Google’s next foray into virtual reality is a platform called Daydream that lets you use an Android phone or iPhone as a VR screen. The company is introducing a series of hardware specs for Daydream-ready phones, which means that developers can target those specs and be sure that anyone with a Daydream-ready device should be able to run their apps and games.
Phones will need to have low persistent displays, high-performance processors with support for 60 frames per second video, and low-latency sensors for tracking your head movement when the phone is strapped into a headset.
Google has also revealed a reference design for a Daydream controller, a handheld motion controller with two buttons, a clickable touchpad, and motion sensors. The company says it will also build its own headset and controller in the future.

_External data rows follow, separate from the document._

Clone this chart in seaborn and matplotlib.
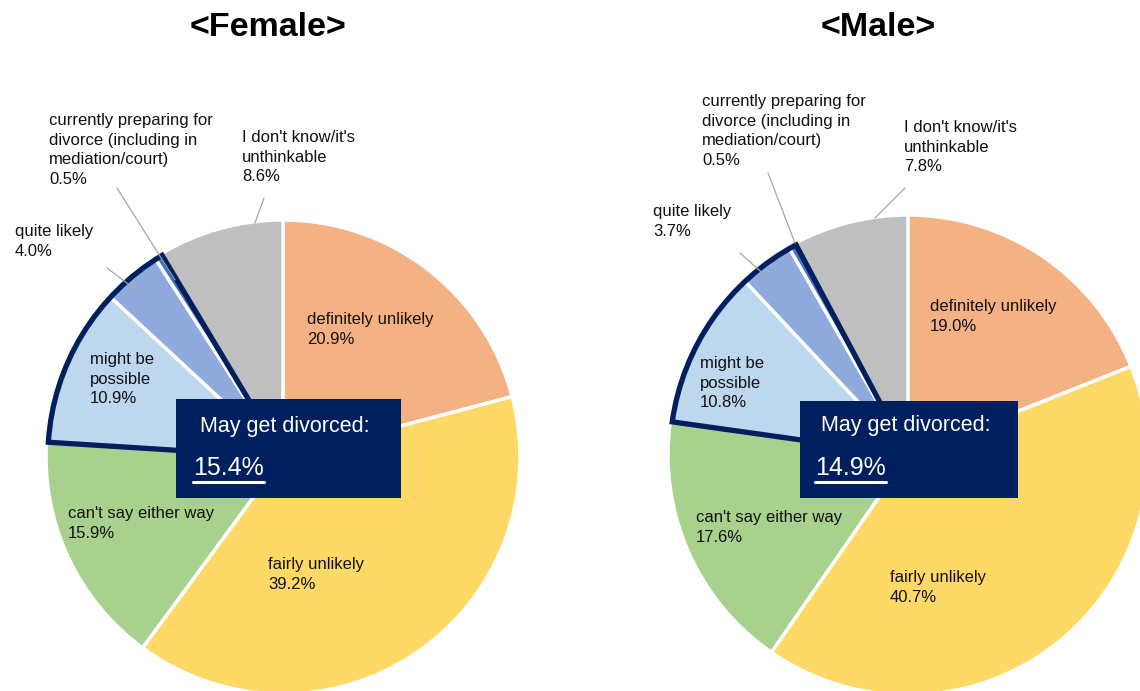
import matplotlib
matplotlib.use("Agg")
import matplotlib.pyplot as plt
from matplotlib.patches import Wedge, Rectangle
from matplotlib.lines import Line2D
import seaborn as sns

# data
categories = ["definitely unlikely", "fairly unlikely", "can't say either way",
              "might be possible", "quite likely",
              "currently preparing for divorce (including in mediation/court)",
              "I don't know/it's unthinkable"]
label_text = ["definitely unlikely", "fairly unlikely", "can't say either way",
              "might be\npossible", "quite likely",
              "currently preparing for\ndivorce (including in\nmediation/court)",
              "I don't know/it's\nunthinkable"]
female = [20.9, 39.2, 15.9, 10.9, 4.0, 0.5, 8.6]
male = [19.0, 40.7, 17.6, 10.8, 3.7, 0.5, 7.8]
female_may = 15.4
male_may = 14.9
colors = ["#F4B183", "#FFD966", "#A9D18E", "#BDD7EE", "#8FAADC", "#4472C4", "#BFBFBF"]
navy = "#001F5F"

sns.set_theme(style="white")
plt.rcParams['font.family'] = ['Liberation Sans', 'DejaVu Sans']

W, H = 1140, 691
fig = plt.figure(figsize=(W / 100, H / 100), dpi=100)
fig.patch.set_facecolor("white")

def fx(x):
    return x / W

def fy(y):
    return 1 - y / H

def draw_pie(values, total, title, center, r, title_x, label_pos, leaders, box, may_xy, pct_xy):
    cx, cy = center
    ax = fig.add_axes([(cx - r) / W, (H - cy - r) / H, 2 * r / W, 2 * r / H])
    wedges, _ = ax.pie(values, colors=colors, startangle=90, counterclock=False,
                       wedgeprops=dict(edgecolor="white", linewidth=2.5))
    ax.set_xlim(-1, 1)
    ax.set_ylim(-1, 1)
    ax.axis("off")
    for w in wedges:
        w.set_clip_on(False)
    # outline around "may get divorced" group
    t1 = wedges[5].theta1
    t2 = wedges[3].theta2
    ax.add_patch(Wedge((0, 0), 0.992, t1, t2, fill=False, edgecolor=navy,
                       linewidth=3.8, joinstyle="miter", zorder=5, clip_on=False))

    fig.text(fx(title_x), fy(28), title, ha="center", va="center", fontsize=24.5,
             fontweight="bold", color="black")

    for txt, v, (x, y) in zip(label_text, values, label_pos):
        fig.text(fx(x), fy(y), f"{txt}\n{v:.1f}%", ha="left", va="top", fontsize=12,
                 color="#111111", linespacing=1.38)
    for (x0, y0, x1, y1) in leaders:
        fig.add_artist(Line2D([fx(x0), fx(x1)], [fy(y0), fy(y1)], color="#A6A6A6", lw=0.9))

    bx0, by0, bx1, by1 = box
    fig.add_artist(Rectangle((fx(bx0), fy(by1)), (bx1 - bx0) / W, (by1 - by0) / H,
                             transform=fig.transFigure, facecolor=navy, edgecolor="none", zorder=10))
    fig.text(fx(may_xy[0]), fy(may_xy[1]), "May get divorced:", ha="left", va="center",
             fontsize=15.5, color="white", zorder=11)
    t = fig.text(fx(pct_xy[0]), fy(pct_xy[1]), f"{total:.1f}%", ha="left", va="center",
                 fontsize=18, color="white", zorder=11)
    return t

pct_texts = []
pct_texts.append(draw_pie(
    female, female_may, "<Female>", (283, 457), 237, 268,
    [(307, 312), (268, 557), (68, 506), (90, 352), (15, 224), (49, 113), (242, 130)],
    [(107, 268, 148, 299), (117, 188, 175, 280), (264, 198, 255, 223)],
    (176, 399, 401, 498), (200, 427), (193, 468)))
pct_texts.append(draw_pie(
    male, male_may, "<Male>", (908, 455), 240, 878,
    [(930, 299), (890, 570), (696, 510), (700, 356), (653, 204), (702, 94), (904, 120)],
    [(740, 253, 768, 278), (768, 173, 795, 243), (905, 188, 875, 218)],
    (800, 401, 1018, 498), (821, 426), (815, 468)))

# underline the percentage values
fig.canvas.draw()
renderer = fig.canvas.get_renderer()
for t in pct_texts:
    bb = t.get_window_extent(renderer)
    y = (bb.y0 - 1.5) / H
    fig.add_artist(Line2D([bb.x0 / W, bb.x1 / W], [y, y], color="white", lw=2.2, zorder=12))

fig.savefig("out.png", dpi=100, facecolor="white")
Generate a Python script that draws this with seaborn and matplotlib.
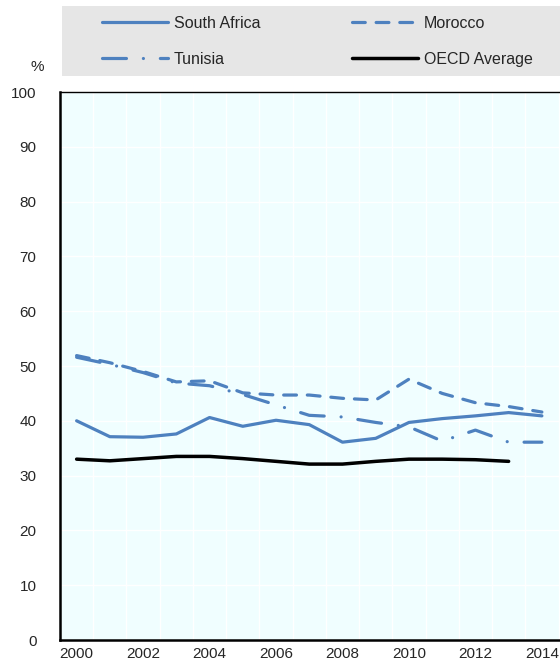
import pandas as pd
import matplotlib
matplotlib.use("Agg")
import matplotlib.pyplot as plt
import seaborn as sns
from matplotlib.patches import Rectangle
from matplotlib.ticker import MultipleLocator

sns.set_style("white")
plt.rcParams['font.family'] = ['Liberation Sans', 'DejaVu Sans']

# data
years = list(range(2000, 2015))
south_africa = [40.0, 37.1, 37.0, 37.6, 40.6, 39.0, 40.1, 39.3, 36.1, 36.8, 39.7, 40.4, 40.9, 41.5, 40.9]
morocco = [51.9, 50.6, 49.0, 47.1, 47.3, 45.1, 44.7, 44.7, 44.1, 43.8, 47.6, 45.0, 43.3, 42.6, 41.6]
tunisia = [51.6, 50.3, 48.8, 46.9, 46.4, 44.8, 42.9, 41.0, 40.7, 39.7, 38.9, 36.3, 38.3, 36.1, 36.1]
oecd_years = list(range(2000, 2014))
oecd = [33.0, 32.7, 33.1, 33.5, 33.5, 33.1, 32.6, 32.1, 32.1, 32.6, 33.0, 33.0, 32.9, 32.6]

series_names = ["South Africa", "Morocco", "Tunisia", "OECD Average"]

df = pd.concat([
    pd.DataFrame({"year": years, "value": south_africa, "country": "South Africa"}),
    pd.DataFrame({"year": years, "value": morocco, "country": "Morocco"}),
    pd.DataFrame({"year": years, "value": tunisia, "country": "Tunisia"}),
    pd.DataFrame({"year": oecd_years, "value": oecd, "country": "OECD Average"}),
])

blue = "#4E81BF"
palette = {"South Africa": blue, "Morocco": blue, "Tunisia": blue, "OECD Average": "black"}
dashes = {"South Africa": "", "Morocco": (4, 3.4), "Tunisia": (7.5, 5.3, 0.01, 5.3), "OECD Average": ""}

fig = plt.figure(figsize=(5.6, 6.7), dpi=100)
ax = fig.add_axes([60 / 560, 30 / 670, 498.5 / 560, 548 / 670])
ax.set_facecolor("#F0FEFF")

sns.lineplot(data=df, x="year", y="value", hue="country", style="country",
             hue_order=series_names, style_order=series_names,
             palette=palette, dashes=dashes, linewidth=2.3, legend=False, ax=ax)

for line in ax.get_lines():
    line.set_dash_capstyle("round")
    line.set_solid_capstyle("round")
    if line.get_color() == "black":
        line.set_linewidth(2.5)

ax.set_xlim(1999.5, 2014.5)
ax.set_ylim(0, 100)
ax.set_xticks(range(2000, 2015, 2))
ax.xaxis.set_minor_locator(MultipleLocator(1, offset=0.5))
ax.yaxis.set_major_locator(MultipleLocator(10))
ax.tick_params(axis="x", which="major", length=0, pad=5, labelsize=11)
ax.tick_params(axis="x", which="minor", direction="in", length=6, width=1.2, color="black")
ax.tick_params(axis="y", which="major", direction="in", length=5, width=1.2, pad=17, labelsize=11, color="black")
ax.set_xlabel("")
ax.set_ylabel("")

ax.grid(True, axis="x", which="minor", color="white", linewidth=1)
ax.grid(True, axis="y", which="major", color="white", linewidth=1)
ax.set_axisbelow(True)

for side in ["left", "bottom"]:
    ax.spines[side].set_color("black")
    ax.spines[side].set_linewidth(1.8)
ax.spines["top"].set_color("black")
ax.spines["top"].set_linewidth(1.0)
ax.spines["right"].set_visible(False)

fig.text(37.5 / 560, 1 - 67 / 670, "%", ha="center", va="center", fontsize=11)

# grey legend band
fig.add_artist(Rectangle((62 / 560, 1 - 76 / 670), 1, 70 / 670, transform=fig.transFigure,
                         facecolor="#E6E6E6", edgecolor="none", zorder=0))

lines = dict(zip(series_names, ax.get_lines()))
order = ["South Africa", "Tunisia", "Morocco", "OECD Average"]
fig.legend([lines[n] for n in order], order, ncol=2, loc="upper left",
           bbox_to_anchor=(102 / 560, 1 - 16 / 670), frameon=False, fontsize=11.5,
           handlelength=4.13, handletextpad=0.35, columnspacing=5.77,
           labelspacing=1.32, borderpad=0, borderaxespad=0)

fig.savefig("out.png", dpi=100)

The controller is required for a Daydream experience, which means that users should all have the same tools for interacting with virtual reality apps.
Google says the controller can be used as a motion controller, a virtual tennis racket, laser pointer, and a number of other applications requiring precise controls, including typing on a virtual keyboard, tipping a virtual watering can, or picking up an throwing virtual objects.
The company has shown demos ranging from racing games to a virtual cooking app that involves flipping pancakes.
Don’t want to wait for Daydream hardware to hit the market? You can set up your own Daydream Development Kit, although Google notes that you’ll need a Nexus 6P smartphone, a Google Cardboard-compatible headset, and a second phone running Android 4.4 or later that you’ll use as a controller emulator.
While the Nexus 6P works as a headset, it doesn’t offer the same kind of sustained performance that Google recommends for real Daydream phones.
Developers can start creating apps for Daydream using Unreal Engine 4.1.2 preview or a plugin for Unity (with native integration coming this summer).
Among other things, the Google VR experience built into Android N includes Google’s head tracking algorithm, low latency support, and a sustained performance mode that allows apps to run continuously without taking a performance hit. But there’s also a Google VR SDK for iOS.
Google has also brought some elements of the Android user interface into VR mode, allowing you to interact with you phone even when you’re using it as a headset. And when you’re not using your phone with a headset, you can open the Daydream app like a standard smartphone app to browse for VR videos and other experiences that you want to save for later.